Party leaders are necessarily preparing for a contested convention that could include multiple ballots and much discord before a nominee is chosen. Despite his handsome victory in New York last week and the prospect of another good day in the five contests on Tuesday, Trump is still not guaranteed the 1,237 delegates needed to secure the nomination.
Sen. Ted Cruz of Texas, despite his distant, third-place showing in the New York primary, is maneuvering to deny Trump a first-ballot victory, hoping Trump's high watermark will be the number of delegates he gets in that opening round. Cruz then intends to win the nomination on a second or third ballot.
Meanwhile, Ohio Gov. John Kasich clings to the hope that, even if he arrives in Cleveland having won only his home state and trailing by a huge number in the delegate count, practical-minded delegates will turn to him as the lone candidate among the three finalists who can defeat Clinton in November and save the party from a historic defeat.
Cruz and Kasich showed up in Florida to speak to RNC officials and their advisers quietly worked the membership with private pleadings. But like everything else about American politics this year, the RNC meeting was all about Trump: What his nomination would mean for the party's majorities in the Senate and House, what it would mean for party fundraising and what it could mean for the future of the party after November.
Trump talk dominated corridor conversations and private meetings as some party officials began to resign themselves to the prospect that, unless something changes, they will be allied with the New York billionaire at least through the November election.
Trump has publicly trashed the party establishment throughout the campaign.
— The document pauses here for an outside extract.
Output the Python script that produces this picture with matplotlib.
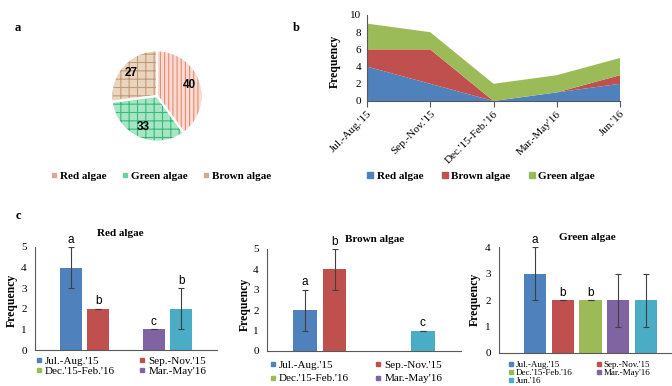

His relationships with state party leaders are mostly nonexistent. His potential nomination is cause for considerable angst.
So when Paul Manafort, who has quickly emerged as first among equals among Trump's advisers, briefed party leaders about how the campaign team sees the road ahead, the hot and stuffy room was packed to overflowing.
Manafort, who knows the inside game of politics, told RNC members what they wanted to hear: that Trump is in the process of evolving as a candidate, from firebrand, anti-establishment rebel to responsible presumptive nominee. He has been playing a role, Manafort said, and the role necessarily is now changing.
Someone in the room recorded the remarks and the audio quickly found its way into the hands of various news organizations. By Friday, the audio was playing on national television and all manner of websites. Imagine what will happen in Cleveland with every private meeting of a hundred people.
Manafort's comments sparked fresh controversy about whether Trump has been play-acting and also the prospect that a New Trump, like the New Nixon, is emerging, as if the reality TV star could or would instantly change personas without paying a political price. His past statements stand no matter what.
In reality, what Manafort said was both easy and obvious, little more than an opening bid on the part of the Trump campaign to tamp down hostility ahead of Cleveland and prepare for at least a partial takeover of the convention program.
Trump is likely to continue oscillating between the quieter demeanor he displayed in his victory speech on the night of the New York primary (or that he will show this week when he delivers a foreign policy address in Washington) and the angry, intemperate candidate who shows up a rallies across the country.
That's the bargain Republican leaders could be forced to strike in Cleveland, investing their party's hopes in a standard-bearer with no historical ties or obligations to the institution he would be leading. The calls for unity behind Trump-as-nominee are beginning to be heard, but no set of talking points can mask the unease that remains across the Republican Party as the march to Cleveland continues.